* What needs to be done *
Only the lines from the start of the data to the line containing "ax.text(xi, v +", both included, should be output, exactly and without pictures.

* Dataset entries *

━━━━━━━━

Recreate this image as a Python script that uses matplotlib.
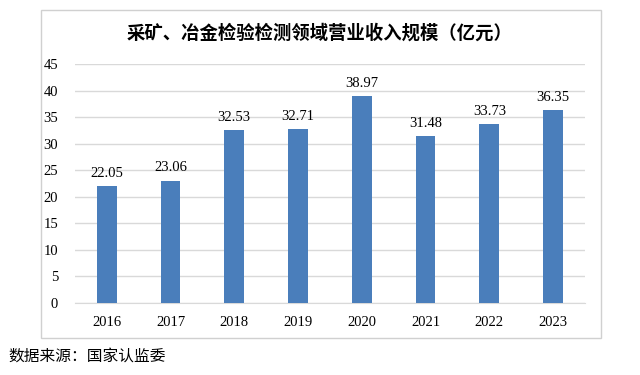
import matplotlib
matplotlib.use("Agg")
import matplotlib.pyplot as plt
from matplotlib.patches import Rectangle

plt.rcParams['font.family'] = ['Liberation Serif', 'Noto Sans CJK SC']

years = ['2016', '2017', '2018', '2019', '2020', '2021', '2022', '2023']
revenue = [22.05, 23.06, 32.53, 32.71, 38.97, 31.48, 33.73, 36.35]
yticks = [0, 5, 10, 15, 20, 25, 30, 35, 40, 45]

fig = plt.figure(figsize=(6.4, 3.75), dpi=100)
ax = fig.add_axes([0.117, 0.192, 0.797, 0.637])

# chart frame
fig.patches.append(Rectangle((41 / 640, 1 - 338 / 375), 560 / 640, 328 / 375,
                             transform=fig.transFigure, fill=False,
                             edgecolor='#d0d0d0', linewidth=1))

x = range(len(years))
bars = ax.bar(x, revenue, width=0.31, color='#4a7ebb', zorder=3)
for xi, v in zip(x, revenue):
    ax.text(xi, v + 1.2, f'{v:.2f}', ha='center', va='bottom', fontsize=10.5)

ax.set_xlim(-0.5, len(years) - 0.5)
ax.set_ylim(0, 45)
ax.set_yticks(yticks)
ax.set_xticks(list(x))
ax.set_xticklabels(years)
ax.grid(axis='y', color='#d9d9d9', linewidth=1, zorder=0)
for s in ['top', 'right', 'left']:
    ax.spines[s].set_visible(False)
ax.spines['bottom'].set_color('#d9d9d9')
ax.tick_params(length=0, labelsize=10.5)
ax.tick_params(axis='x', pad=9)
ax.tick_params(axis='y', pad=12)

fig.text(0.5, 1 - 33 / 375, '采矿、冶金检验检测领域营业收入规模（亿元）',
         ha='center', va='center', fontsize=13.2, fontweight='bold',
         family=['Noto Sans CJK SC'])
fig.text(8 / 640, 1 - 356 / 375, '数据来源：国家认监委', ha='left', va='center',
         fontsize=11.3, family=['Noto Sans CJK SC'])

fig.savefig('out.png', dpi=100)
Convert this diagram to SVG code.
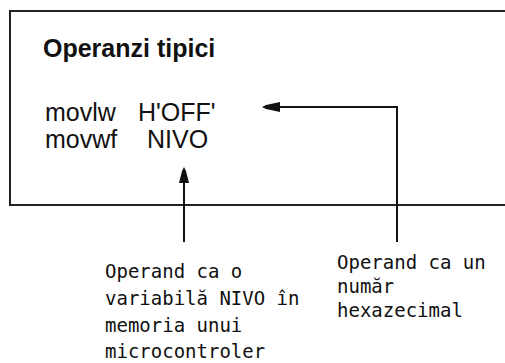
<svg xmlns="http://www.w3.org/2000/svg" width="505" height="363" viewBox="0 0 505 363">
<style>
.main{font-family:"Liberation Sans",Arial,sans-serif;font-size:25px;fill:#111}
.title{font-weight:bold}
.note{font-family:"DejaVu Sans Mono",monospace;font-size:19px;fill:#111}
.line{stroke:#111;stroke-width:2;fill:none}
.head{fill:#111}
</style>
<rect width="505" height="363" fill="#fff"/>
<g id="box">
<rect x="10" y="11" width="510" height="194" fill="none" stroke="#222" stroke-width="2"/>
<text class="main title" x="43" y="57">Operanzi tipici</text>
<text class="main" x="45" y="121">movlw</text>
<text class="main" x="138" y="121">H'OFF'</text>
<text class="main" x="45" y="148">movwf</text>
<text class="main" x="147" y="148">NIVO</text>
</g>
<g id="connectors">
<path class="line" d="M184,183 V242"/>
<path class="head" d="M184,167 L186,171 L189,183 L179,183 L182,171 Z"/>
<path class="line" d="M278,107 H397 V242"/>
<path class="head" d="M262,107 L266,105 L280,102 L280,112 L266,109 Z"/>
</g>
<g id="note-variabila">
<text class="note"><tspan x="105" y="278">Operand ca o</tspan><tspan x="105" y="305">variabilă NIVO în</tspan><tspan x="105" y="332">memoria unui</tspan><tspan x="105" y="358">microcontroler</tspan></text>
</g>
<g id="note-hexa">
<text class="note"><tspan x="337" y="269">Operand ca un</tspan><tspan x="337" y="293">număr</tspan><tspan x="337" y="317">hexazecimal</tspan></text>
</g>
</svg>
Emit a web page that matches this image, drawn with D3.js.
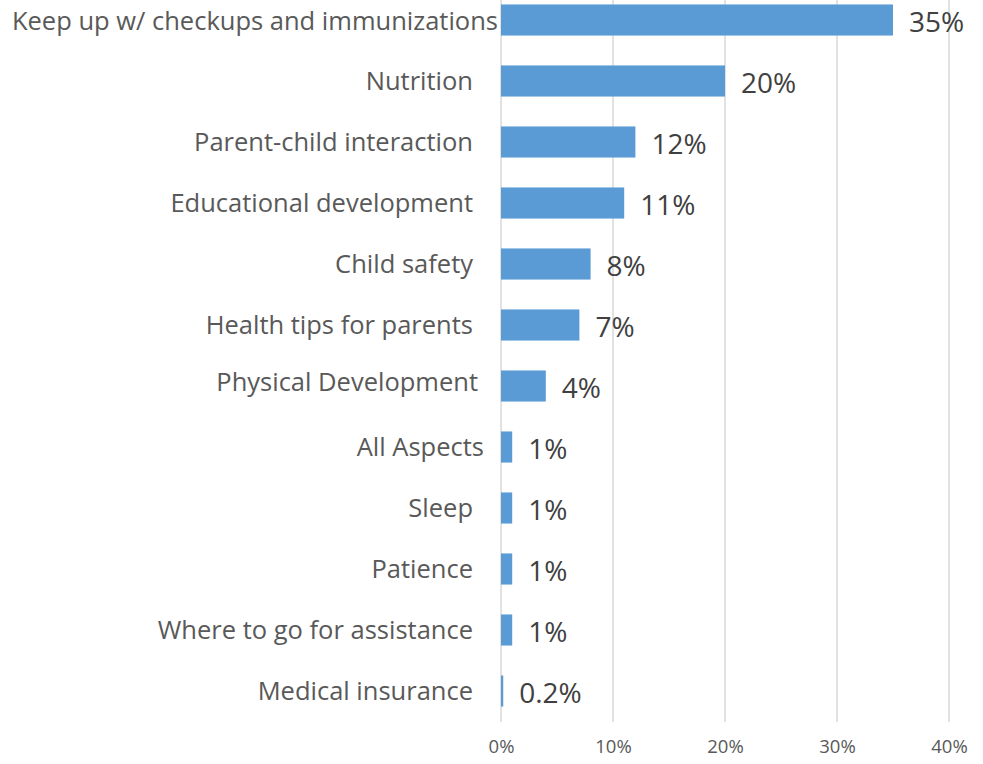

━━━━━━━━

* Written response *
Recreate this image as a Python script that uses matplotlib.
import matplotlib
matplotlib.use("Agg")
import matplotlib.pyplot as plt
from matplotlib.patches import Rectangle

plt.rcParams['font.family'] = ['Liberation Serif', 'Noto Sans CJK SC']

years = ['2016', '2017', '2018', '2019', '2020', '2021', '2022', '2023']
revenue = [22.05, 23.06, 32.53, 32.71, 38.97, 31.48, 33.73, 36.35]
yticks = [0, 5, 10, 15, 20, 25, 30, 35, 40, 45]

fig = plt.figure(figsize=(6.4, 3.75), dpi=100)
ax = fig.add_axes([0.117, 0.192, 0.797, 0.637])

# chart frame
fig.patches.append(Rectangle((41 / 640, 1 - 338 / 375), 560 / 640, 328 / 375,
                             transform=fig.transFigure, fill=False,
                             edgecolor='#d0d0d0', linewidth=1))

x = range(len(years))
bars = ax.bar(x, revenue, width=0.31, color='#4a7ebb', zorder=3)
for xi, v in zip(x, revenue):
    ax.text(xi, v + 1.2, f'{v:.2f}', ha='center', va='bottom', fontsize=10.5)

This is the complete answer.